What do I like doing and do well
What do I like doing and not do well
What don’t I like doing and do well
What don’t I like doing and not do well
Second take a look at your previous performance appraisals which should have identified areas for improvement. Have they been addressed? - If not why not?
Third, have a talk with your boss and your HR department for further input into your development needs. If your company is unable or unwilling to assist then it is down to you to take responsibility.
Fourth, seek out people who already “occupy” your next level move both within your current company and through colleagues in other companies. This will give you not only a cross referencing opportunity and enable you to ask them for their experiences of what they think you will need. This could save you both time and avoid errors. There is nothing like drawing on experience from which you can learn. Money does not buy you experience.
Fifth to provide you with greater insight knowledge take a personality indicator test. The most reliable is Myers Briggs (MBTI) and provides important information that will help you understand yourself and assist you in your dealings with others.

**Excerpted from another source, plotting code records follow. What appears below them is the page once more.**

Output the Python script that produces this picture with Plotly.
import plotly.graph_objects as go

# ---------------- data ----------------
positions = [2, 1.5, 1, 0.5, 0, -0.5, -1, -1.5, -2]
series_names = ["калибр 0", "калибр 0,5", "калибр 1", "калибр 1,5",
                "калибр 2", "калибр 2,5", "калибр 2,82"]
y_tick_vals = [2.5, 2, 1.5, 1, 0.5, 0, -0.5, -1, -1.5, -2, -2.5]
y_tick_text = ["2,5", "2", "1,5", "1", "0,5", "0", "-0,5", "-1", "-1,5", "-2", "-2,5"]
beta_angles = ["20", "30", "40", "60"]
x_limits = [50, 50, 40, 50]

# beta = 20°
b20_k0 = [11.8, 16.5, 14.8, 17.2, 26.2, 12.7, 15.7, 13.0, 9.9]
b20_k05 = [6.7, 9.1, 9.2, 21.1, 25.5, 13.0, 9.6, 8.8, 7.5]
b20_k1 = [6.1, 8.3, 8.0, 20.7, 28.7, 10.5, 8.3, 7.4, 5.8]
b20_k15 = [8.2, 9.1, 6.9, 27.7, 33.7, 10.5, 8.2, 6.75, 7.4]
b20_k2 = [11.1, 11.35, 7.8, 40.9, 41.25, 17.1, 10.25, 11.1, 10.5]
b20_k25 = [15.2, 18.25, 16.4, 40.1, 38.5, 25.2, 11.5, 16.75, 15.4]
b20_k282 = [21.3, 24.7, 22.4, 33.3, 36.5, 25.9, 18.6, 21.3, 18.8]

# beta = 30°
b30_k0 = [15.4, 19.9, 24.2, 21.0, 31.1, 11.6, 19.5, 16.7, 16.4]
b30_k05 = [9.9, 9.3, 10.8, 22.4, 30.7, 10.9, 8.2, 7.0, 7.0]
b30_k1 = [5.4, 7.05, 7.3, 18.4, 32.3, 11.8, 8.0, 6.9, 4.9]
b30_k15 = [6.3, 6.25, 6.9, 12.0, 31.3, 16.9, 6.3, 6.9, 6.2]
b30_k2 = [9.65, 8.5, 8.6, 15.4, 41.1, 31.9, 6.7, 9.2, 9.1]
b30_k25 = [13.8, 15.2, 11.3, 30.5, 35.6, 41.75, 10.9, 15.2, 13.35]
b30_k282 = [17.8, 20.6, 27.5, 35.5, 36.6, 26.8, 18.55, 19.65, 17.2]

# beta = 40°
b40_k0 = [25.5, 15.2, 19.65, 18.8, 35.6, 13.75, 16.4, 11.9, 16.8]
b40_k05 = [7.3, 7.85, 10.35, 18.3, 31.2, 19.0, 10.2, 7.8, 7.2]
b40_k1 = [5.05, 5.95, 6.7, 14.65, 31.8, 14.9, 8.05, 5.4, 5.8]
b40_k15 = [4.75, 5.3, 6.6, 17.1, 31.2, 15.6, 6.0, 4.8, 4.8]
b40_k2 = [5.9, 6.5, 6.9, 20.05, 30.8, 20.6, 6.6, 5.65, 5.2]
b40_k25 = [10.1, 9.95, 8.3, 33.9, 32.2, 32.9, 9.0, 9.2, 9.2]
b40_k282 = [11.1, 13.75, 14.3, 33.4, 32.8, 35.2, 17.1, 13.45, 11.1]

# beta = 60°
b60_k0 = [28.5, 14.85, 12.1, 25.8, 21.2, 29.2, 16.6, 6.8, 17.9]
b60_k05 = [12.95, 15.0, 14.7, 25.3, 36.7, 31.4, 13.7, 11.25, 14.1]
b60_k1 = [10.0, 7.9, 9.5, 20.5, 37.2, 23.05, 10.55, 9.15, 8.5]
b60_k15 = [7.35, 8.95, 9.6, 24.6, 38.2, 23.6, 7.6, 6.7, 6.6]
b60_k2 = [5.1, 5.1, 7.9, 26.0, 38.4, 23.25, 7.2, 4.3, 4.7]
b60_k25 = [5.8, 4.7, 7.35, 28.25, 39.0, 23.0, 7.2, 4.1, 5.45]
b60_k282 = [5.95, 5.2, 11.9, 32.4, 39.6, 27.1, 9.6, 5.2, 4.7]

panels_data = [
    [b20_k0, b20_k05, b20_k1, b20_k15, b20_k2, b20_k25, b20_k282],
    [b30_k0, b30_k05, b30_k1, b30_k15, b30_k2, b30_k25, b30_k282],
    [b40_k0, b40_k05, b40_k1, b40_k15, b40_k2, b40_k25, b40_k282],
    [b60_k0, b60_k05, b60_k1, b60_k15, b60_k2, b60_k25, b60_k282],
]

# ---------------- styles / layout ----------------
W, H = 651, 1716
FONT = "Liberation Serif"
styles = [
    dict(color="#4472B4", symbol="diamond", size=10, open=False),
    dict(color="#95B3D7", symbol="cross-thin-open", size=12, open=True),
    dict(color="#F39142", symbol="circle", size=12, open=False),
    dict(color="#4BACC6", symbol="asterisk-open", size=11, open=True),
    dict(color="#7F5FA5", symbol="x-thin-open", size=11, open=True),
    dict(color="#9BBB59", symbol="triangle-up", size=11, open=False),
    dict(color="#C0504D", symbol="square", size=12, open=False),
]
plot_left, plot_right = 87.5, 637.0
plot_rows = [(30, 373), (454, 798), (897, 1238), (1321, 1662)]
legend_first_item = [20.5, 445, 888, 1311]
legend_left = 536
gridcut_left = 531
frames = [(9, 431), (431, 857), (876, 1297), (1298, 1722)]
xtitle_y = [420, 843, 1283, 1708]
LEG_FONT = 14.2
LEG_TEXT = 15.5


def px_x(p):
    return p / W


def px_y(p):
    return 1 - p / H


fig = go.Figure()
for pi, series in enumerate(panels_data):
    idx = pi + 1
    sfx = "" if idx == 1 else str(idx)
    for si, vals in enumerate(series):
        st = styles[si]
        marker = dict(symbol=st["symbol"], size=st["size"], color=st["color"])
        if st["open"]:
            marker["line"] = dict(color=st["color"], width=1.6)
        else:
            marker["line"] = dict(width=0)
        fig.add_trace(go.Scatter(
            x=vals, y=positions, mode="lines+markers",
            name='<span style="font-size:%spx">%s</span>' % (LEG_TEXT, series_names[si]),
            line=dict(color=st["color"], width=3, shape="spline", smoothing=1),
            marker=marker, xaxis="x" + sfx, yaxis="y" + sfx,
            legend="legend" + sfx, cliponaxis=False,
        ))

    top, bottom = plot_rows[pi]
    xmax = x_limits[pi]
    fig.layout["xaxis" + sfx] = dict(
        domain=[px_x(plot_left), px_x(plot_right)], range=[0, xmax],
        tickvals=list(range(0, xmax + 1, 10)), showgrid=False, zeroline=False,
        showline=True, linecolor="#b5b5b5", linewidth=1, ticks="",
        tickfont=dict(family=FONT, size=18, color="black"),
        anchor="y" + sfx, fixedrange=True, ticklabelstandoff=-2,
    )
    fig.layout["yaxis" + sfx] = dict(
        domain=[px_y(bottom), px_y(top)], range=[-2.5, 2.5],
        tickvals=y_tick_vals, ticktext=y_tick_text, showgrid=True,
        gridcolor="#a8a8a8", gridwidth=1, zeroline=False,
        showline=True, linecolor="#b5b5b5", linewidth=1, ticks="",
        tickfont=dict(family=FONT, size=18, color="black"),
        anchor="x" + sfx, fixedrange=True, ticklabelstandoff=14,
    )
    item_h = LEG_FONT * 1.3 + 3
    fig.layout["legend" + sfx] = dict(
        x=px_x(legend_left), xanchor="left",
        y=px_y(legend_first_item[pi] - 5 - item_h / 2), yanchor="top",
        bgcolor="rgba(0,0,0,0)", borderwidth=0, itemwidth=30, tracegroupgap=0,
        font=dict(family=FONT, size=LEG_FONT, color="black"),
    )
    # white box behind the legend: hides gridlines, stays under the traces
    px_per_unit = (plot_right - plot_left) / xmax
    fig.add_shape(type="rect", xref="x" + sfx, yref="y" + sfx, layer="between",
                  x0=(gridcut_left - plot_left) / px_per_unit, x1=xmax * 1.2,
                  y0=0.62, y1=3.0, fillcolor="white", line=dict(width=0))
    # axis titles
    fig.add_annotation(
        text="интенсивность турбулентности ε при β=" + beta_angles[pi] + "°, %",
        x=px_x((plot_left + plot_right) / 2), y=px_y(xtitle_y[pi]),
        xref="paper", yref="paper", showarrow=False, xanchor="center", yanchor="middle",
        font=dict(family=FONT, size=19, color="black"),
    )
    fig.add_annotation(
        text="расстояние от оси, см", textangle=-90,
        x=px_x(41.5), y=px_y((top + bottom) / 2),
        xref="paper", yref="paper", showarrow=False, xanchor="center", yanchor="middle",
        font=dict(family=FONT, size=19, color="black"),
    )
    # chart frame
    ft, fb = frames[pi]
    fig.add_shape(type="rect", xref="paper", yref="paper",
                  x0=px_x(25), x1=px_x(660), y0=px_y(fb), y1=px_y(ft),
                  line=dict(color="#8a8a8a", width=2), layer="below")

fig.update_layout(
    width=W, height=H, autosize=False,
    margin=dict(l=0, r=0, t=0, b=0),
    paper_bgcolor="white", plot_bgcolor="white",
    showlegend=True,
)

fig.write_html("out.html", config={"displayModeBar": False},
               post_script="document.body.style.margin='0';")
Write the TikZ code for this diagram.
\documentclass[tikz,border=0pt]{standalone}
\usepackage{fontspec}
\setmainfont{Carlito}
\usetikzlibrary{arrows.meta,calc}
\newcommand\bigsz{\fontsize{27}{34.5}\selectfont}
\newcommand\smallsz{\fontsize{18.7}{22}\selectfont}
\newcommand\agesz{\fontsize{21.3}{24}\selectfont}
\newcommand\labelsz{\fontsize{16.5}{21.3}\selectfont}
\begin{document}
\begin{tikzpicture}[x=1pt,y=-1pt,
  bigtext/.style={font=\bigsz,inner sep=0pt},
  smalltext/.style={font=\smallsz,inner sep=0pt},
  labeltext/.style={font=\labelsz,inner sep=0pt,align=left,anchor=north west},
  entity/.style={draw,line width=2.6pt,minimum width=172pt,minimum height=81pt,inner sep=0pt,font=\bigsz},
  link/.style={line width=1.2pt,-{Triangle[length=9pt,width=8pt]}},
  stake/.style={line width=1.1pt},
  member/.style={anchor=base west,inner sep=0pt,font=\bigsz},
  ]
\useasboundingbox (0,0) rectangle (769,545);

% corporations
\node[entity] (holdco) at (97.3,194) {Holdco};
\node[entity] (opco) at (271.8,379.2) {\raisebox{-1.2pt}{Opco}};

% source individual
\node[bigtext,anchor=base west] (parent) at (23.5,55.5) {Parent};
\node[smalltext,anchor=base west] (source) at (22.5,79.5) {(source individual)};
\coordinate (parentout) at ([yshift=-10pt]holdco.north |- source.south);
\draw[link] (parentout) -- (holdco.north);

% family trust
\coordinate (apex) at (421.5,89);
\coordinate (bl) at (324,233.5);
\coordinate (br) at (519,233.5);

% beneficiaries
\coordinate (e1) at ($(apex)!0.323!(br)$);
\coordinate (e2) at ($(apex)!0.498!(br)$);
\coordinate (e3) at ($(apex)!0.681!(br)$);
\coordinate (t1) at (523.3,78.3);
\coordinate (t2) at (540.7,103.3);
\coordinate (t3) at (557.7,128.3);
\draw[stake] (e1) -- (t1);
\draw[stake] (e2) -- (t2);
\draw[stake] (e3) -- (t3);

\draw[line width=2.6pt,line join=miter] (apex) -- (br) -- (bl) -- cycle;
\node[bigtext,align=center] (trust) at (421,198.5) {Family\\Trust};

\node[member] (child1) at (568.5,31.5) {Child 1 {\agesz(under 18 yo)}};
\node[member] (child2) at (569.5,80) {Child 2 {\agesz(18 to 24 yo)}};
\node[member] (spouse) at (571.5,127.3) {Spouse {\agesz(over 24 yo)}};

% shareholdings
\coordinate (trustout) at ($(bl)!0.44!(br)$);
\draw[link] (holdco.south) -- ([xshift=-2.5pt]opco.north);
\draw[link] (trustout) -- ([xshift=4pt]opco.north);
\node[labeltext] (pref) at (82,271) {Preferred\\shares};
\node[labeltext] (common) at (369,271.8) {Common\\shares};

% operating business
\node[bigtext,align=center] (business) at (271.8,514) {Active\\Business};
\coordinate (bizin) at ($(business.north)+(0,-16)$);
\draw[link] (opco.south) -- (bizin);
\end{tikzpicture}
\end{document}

This leads into a critical area for your self development. The focus over the years has been the functional/technical skills i.e. hard skills that I mentioned above. Increasingly employers are looking for a combination of hard and soft skills. Soft skills are the ability to effectively communicate which leads on to being able to make effective decisions, practice sound teamwork and be a solution provider amongst many others. If you need convincing on this fact, the London Business School has changed its MBA programme based on a survey of 100 CEO’s none of whom highlighted hard skills as a prerequisite from London Business School graduates. They wanted to see a greater proportion of soft skills – which I believe is telling.
In summary, recognise that personal development is necessary to stay in front of the competition. Be clear what your skill set is now and what it will need to be upgraded to for the future. Research the market for the relevant skills provider. Be prepared to commit time and money as personal development is neither an overnight sensation nor a quick fix. If you want to differentiate yourself in the market then your skill set both hard and soft will need to be up to date.
On the other hand you can always stay with your current skill set and hope it will see you through. That is rather like putting S$50,000 in a biscuit tin, placing it under the bed and expect it will be worth S$60,000 in 3 years time – dream on!